Source data =>
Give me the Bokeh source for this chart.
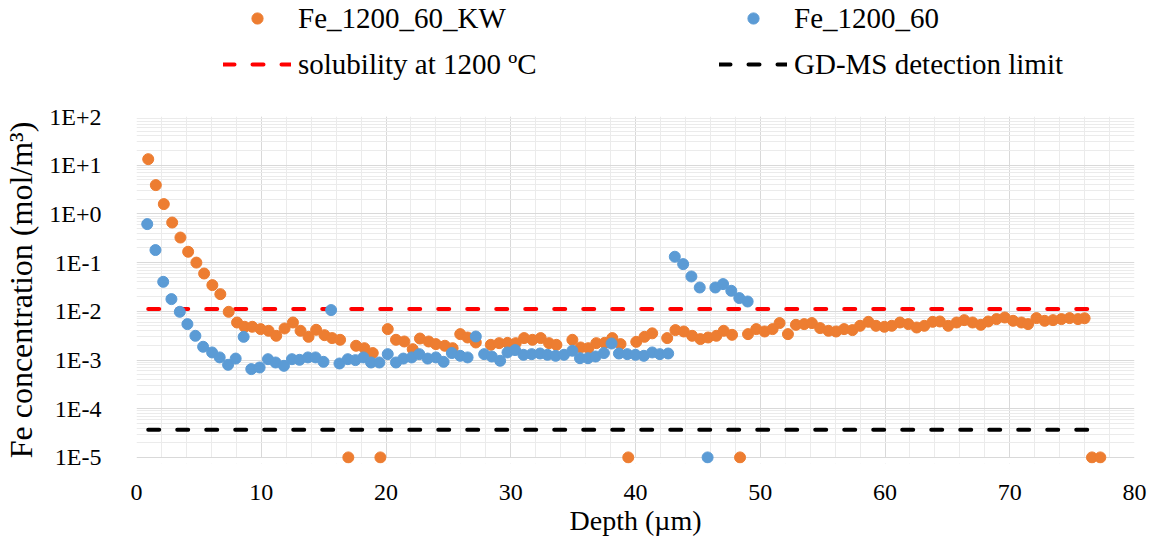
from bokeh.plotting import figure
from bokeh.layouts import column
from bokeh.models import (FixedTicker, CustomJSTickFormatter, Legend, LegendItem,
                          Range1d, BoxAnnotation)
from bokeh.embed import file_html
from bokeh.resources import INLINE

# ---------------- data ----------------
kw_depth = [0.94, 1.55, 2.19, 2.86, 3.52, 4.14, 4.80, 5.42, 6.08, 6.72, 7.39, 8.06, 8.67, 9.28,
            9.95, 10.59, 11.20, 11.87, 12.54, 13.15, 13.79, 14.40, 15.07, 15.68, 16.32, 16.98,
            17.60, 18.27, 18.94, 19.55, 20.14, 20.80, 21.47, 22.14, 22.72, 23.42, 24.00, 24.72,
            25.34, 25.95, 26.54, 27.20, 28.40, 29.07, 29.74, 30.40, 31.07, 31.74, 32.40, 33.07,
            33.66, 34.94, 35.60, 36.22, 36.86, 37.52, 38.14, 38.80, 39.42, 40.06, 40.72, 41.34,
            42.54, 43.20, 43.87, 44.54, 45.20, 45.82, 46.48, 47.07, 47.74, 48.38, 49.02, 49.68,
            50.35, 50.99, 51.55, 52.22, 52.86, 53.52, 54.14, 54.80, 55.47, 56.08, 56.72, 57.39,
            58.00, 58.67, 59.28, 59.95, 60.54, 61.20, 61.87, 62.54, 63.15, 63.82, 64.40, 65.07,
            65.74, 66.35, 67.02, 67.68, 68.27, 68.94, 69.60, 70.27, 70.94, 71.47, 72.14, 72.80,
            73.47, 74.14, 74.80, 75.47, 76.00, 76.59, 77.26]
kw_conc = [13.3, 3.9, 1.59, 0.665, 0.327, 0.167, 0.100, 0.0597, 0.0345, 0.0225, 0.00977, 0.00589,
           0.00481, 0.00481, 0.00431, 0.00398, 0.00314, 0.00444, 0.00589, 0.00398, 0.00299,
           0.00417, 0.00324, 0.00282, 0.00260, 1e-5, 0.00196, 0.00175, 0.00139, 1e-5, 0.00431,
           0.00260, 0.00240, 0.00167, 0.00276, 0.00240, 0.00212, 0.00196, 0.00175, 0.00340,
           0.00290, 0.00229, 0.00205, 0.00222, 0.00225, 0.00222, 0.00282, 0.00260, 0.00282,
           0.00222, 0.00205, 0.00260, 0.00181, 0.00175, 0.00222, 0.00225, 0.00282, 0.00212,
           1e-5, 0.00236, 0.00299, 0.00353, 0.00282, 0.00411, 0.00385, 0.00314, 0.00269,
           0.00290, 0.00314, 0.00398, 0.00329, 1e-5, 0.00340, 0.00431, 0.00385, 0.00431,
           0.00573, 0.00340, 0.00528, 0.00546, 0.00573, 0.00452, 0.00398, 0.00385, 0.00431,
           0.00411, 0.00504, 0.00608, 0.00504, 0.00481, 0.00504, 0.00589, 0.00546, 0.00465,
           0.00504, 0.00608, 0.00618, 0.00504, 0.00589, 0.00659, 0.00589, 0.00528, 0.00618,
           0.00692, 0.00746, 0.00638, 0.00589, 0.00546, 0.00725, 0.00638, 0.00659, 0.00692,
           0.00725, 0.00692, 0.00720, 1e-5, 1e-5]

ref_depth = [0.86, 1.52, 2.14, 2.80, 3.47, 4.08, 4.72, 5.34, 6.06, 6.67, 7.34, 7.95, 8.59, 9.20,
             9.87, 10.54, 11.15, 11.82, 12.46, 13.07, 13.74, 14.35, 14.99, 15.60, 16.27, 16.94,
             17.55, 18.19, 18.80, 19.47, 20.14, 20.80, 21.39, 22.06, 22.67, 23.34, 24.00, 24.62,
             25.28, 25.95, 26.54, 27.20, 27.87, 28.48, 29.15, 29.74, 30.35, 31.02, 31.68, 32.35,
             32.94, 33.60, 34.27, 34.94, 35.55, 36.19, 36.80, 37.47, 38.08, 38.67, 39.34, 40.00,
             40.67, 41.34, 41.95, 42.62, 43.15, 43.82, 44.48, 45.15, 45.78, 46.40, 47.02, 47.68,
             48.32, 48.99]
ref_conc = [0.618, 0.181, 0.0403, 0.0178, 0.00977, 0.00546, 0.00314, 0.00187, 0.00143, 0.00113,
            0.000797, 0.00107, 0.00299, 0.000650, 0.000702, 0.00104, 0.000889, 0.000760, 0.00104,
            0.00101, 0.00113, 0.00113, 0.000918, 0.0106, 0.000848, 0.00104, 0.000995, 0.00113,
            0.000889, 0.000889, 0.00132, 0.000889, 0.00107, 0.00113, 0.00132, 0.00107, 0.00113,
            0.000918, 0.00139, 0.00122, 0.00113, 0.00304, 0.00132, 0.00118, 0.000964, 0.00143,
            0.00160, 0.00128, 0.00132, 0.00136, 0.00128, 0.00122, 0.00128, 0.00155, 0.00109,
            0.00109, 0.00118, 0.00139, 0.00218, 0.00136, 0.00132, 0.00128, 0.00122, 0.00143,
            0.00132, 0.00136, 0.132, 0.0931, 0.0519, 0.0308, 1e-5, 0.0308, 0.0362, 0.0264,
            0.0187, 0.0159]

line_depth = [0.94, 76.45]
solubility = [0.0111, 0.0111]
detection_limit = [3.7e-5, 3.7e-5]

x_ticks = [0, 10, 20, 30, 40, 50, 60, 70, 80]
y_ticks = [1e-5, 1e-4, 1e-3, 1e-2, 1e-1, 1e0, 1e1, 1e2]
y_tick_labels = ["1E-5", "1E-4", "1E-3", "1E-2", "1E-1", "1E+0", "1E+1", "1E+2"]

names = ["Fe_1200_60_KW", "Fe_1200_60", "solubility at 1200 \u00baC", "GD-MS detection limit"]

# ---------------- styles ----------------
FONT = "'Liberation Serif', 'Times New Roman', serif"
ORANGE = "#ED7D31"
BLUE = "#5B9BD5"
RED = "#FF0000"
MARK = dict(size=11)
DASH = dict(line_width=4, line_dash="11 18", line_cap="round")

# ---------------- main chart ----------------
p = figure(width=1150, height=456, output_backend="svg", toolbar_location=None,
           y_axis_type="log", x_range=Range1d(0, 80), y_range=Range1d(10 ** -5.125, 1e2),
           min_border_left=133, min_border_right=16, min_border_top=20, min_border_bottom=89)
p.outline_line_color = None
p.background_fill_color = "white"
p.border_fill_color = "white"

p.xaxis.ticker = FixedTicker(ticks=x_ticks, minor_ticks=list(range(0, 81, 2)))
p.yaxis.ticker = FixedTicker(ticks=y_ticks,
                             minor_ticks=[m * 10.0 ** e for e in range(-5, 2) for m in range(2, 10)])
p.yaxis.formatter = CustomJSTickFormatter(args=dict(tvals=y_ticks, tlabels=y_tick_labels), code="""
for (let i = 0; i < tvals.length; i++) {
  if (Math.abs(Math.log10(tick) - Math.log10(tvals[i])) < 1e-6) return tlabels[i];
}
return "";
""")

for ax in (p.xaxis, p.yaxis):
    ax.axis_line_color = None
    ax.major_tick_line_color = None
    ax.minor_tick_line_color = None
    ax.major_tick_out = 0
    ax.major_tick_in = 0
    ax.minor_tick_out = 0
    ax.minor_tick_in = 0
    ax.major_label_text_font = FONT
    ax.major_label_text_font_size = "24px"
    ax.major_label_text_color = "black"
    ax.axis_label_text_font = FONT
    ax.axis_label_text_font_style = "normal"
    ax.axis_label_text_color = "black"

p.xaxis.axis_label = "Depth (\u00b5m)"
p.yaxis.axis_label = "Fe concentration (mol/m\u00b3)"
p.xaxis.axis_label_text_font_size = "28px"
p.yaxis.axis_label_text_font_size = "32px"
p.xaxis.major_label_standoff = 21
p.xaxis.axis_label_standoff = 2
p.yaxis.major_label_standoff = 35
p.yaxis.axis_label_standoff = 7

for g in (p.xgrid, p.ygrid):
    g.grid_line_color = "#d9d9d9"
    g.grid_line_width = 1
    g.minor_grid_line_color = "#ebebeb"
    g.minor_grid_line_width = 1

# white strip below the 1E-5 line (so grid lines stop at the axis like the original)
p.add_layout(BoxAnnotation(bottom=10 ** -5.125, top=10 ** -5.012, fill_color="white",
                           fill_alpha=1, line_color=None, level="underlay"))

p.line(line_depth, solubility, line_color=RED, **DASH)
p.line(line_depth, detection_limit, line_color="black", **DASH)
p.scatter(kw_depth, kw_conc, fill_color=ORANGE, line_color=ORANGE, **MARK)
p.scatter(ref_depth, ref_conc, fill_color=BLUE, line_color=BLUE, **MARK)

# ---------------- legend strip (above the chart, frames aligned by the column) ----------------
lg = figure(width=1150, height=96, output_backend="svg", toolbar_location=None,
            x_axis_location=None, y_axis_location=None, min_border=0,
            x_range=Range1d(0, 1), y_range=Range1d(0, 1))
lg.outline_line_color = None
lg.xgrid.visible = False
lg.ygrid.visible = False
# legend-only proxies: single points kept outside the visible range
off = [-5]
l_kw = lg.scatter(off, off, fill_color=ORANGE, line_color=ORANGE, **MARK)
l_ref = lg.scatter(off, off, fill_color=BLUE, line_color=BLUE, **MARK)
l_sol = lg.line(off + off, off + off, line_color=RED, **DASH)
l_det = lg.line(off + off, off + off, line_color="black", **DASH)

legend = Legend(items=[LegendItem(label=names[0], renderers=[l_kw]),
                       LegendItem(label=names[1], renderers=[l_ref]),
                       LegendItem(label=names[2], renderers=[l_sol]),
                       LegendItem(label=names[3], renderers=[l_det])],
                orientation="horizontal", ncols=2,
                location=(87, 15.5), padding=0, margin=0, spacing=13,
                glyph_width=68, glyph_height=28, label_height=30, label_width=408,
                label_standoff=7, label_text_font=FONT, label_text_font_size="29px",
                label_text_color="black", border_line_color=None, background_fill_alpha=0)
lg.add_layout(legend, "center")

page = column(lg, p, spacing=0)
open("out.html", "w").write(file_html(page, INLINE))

What the exercise asks => Go from the first line of the data above to the line containing "from bokeh.resources import INLINE" and retype exactly those lines, both included, but none of the pictures.

Answer to the task =>
Give me the Bokeh source for this chart.
from bokeh.plotting import figure
from bokeh.layouts import column
from bokeh.models import (FixedTicker, CustomJSTickFormatter, Legend, LegendItem,
                          Range1d, BoxAnnotation)
from bokeh.embed import file_html
from bokeh.resources import INLINE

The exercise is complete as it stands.